==== Data for the task
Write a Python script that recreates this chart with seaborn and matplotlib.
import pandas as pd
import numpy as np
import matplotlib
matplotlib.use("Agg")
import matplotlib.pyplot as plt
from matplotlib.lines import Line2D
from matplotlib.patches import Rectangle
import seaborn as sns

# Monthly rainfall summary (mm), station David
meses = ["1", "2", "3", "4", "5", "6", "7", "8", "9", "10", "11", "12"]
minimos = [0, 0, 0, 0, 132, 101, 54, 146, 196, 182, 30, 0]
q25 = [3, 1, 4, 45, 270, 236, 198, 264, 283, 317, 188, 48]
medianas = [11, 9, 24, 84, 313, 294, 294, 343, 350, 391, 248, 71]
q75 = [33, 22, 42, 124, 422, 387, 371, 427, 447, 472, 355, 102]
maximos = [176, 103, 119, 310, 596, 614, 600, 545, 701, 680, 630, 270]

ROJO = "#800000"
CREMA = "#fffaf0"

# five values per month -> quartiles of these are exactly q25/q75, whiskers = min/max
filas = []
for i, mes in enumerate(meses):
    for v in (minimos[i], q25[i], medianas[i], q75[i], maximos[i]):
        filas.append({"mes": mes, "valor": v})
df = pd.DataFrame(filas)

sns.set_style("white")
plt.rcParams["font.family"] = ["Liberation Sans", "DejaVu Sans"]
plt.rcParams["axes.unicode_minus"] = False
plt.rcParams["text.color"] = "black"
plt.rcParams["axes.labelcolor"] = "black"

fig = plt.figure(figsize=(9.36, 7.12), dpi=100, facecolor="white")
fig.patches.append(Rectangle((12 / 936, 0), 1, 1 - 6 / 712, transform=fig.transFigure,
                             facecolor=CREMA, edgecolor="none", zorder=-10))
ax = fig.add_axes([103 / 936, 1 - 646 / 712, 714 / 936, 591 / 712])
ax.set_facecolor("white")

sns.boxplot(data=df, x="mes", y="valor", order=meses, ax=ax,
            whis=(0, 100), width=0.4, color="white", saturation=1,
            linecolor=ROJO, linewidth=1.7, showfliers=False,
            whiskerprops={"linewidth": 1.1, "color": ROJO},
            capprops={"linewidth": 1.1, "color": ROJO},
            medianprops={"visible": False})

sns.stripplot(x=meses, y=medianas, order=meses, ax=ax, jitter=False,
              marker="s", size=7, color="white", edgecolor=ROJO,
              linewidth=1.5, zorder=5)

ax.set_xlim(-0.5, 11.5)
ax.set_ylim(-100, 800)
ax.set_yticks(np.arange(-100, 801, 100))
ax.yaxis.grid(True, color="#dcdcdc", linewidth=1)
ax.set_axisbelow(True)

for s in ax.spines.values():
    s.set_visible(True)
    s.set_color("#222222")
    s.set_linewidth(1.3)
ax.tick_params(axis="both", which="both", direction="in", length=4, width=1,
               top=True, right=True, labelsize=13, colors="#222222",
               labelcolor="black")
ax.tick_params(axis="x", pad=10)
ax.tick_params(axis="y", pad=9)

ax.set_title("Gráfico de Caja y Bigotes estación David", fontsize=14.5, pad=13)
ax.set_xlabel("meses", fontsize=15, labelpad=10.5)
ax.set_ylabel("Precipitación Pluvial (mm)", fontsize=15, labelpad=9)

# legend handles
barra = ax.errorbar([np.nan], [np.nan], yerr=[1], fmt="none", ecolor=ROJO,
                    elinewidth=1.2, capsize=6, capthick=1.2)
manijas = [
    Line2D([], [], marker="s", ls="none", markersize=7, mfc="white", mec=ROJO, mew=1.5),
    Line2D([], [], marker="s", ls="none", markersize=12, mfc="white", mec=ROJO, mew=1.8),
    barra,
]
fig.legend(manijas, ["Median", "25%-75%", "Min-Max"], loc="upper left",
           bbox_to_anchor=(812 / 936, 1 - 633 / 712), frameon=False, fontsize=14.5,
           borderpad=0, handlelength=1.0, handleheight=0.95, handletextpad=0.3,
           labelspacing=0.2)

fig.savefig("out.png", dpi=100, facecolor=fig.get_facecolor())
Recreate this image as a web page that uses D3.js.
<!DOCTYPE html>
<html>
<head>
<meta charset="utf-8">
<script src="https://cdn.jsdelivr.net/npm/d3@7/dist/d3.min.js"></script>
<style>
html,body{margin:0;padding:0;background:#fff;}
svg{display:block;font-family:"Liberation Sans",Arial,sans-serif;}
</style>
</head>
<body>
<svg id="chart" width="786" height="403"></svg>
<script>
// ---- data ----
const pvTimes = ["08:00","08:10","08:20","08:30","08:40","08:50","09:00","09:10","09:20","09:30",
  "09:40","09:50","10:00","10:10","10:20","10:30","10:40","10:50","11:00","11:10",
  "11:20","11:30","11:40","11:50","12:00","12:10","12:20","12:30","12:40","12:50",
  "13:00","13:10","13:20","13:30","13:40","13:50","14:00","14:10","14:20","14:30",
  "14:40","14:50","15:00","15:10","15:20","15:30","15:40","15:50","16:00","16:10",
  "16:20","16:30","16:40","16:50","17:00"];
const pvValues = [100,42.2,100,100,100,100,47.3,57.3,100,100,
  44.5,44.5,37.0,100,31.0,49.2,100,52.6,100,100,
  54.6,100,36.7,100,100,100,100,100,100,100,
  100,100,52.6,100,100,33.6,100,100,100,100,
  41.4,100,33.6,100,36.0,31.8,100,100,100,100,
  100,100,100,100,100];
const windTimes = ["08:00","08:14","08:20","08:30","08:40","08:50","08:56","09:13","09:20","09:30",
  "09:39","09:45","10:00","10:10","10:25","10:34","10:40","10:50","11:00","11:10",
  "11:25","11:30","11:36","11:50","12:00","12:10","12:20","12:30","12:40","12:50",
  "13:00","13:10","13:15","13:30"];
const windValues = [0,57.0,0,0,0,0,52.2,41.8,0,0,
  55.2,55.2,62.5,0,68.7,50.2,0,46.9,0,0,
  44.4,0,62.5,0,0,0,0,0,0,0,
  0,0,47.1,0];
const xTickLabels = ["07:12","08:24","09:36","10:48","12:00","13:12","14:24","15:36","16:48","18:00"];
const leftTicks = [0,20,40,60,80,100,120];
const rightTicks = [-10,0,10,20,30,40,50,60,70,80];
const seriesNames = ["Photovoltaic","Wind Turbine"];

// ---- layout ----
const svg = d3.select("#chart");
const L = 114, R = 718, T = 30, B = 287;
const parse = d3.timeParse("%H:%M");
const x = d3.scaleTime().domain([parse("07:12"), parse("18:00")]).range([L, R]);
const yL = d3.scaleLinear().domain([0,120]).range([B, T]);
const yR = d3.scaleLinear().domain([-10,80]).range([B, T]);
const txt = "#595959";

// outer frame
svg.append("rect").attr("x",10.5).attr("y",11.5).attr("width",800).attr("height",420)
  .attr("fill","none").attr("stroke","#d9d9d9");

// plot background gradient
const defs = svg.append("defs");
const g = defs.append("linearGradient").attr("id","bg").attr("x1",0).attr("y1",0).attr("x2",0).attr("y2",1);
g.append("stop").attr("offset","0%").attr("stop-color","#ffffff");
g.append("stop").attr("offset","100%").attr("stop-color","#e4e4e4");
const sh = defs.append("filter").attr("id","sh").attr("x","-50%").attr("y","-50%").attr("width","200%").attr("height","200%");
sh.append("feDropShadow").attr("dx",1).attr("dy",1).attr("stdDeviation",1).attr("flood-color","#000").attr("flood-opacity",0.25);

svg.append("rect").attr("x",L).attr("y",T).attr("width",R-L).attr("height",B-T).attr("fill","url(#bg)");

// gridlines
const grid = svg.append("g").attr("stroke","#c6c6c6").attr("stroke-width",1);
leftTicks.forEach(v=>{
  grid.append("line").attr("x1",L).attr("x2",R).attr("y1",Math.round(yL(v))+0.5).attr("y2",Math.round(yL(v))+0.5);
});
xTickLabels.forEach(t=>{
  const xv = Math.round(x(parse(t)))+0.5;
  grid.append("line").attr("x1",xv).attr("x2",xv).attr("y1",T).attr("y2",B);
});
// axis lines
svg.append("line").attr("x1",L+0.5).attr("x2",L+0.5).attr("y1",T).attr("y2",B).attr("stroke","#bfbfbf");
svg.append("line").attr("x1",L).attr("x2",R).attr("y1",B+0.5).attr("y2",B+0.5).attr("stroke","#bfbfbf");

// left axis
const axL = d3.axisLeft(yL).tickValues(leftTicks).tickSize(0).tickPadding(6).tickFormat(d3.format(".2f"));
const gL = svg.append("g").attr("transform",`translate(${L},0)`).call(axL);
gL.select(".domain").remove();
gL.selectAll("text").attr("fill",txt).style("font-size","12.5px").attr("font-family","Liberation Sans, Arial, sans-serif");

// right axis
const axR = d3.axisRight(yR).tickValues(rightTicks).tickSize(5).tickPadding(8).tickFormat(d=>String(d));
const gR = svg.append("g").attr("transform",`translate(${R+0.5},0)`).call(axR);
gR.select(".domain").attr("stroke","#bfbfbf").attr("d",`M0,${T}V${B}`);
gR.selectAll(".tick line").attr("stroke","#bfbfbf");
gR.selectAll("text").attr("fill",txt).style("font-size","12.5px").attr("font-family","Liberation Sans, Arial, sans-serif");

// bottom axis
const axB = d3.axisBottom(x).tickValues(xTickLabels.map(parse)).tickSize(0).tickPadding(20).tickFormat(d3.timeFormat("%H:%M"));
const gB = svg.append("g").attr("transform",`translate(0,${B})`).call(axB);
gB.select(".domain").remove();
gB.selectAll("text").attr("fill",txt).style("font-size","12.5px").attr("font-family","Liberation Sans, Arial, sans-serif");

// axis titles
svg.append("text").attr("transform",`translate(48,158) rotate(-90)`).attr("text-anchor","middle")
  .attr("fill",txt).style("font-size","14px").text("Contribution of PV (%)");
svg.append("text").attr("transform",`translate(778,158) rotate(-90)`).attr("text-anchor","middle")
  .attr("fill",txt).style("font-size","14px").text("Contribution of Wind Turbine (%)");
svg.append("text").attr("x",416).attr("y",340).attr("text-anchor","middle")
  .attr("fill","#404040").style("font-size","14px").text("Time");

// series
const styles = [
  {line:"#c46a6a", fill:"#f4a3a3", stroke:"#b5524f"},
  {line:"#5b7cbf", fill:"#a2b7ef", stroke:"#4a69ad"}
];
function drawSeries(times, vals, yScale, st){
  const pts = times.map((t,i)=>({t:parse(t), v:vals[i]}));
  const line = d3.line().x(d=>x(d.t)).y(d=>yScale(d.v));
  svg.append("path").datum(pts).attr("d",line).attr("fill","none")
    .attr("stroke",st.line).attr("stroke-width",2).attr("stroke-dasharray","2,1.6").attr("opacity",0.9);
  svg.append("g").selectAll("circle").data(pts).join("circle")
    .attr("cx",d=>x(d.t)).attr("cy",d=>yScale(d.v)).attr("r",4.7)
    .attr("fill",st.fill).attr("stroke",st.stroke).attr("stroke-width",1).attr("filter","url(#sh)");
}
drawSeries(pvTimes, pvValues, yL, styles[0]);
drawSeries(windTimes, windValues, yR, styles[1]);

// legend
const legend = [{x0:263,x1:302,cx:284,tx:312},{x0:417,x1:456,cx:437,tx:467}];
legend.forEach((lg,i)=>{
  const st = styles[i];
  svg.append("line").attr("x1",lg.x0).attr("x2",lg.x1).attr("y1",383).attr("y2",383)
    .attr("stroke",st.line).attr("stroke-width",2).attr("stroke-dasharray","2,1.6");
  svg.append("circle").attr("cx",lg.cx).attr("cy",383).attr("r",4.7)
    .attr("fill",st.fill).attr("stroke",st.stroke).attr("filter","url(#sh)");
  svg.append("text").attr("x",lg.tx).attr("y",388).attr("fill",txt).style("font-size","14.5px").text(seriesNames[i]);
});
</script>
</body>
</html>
========
Reproduce the entries exactly, starting at their first line and stopping after the line with "df = pd.DataFrame(filas)".

§ **In response**
Write a Python script that recreates this chart with seaborn and matplotlib.
import pandas as pd
import numpy as np
import matplotlib
matplotlib.use("Agg")
import matplotlib.pyplot as plt
from matplotlib.lines import Line2D
from matplotlib.patches import Rectangle
import seaborn as sns

# Monthly rainfall summary (mm), station David
meses = ["1", "2", "3", "4", "5", "6", "7", "8", "9", "10", "11", "12"]
minimos = [0, 0, 0, 0, 132, 101, 54, 146, 196, 182, 30, 0]
q25 = [3, 1, 4, 45, 270, 236, 198, 264, 283, 317, 188, 48]
medianas = [11, 9, 24, 84, 313, 294, 294, 343, 350, 391, 248, 71]
q75 = [33, 22, 42, 124, 422, 387, 371, 427, 447, 472, 355, 102]
maximos = [176, 103, 119, 310, 596, 614, 600, 545, 701, 680, 630, 270]

ROJO = "#800000"
CREMA = "#fffaf0"

# five values per month -> quartiles of these are exactly q25/q75, whiskers = min/max
filas = []
for i, mes in enumerate(meses):
    for v in (minimos[i], q25[i], medianas[i], q75[i], maximos[i]):
        filas.append({"mes": mes, "valor": v})
df = pd.DataFrame(filas)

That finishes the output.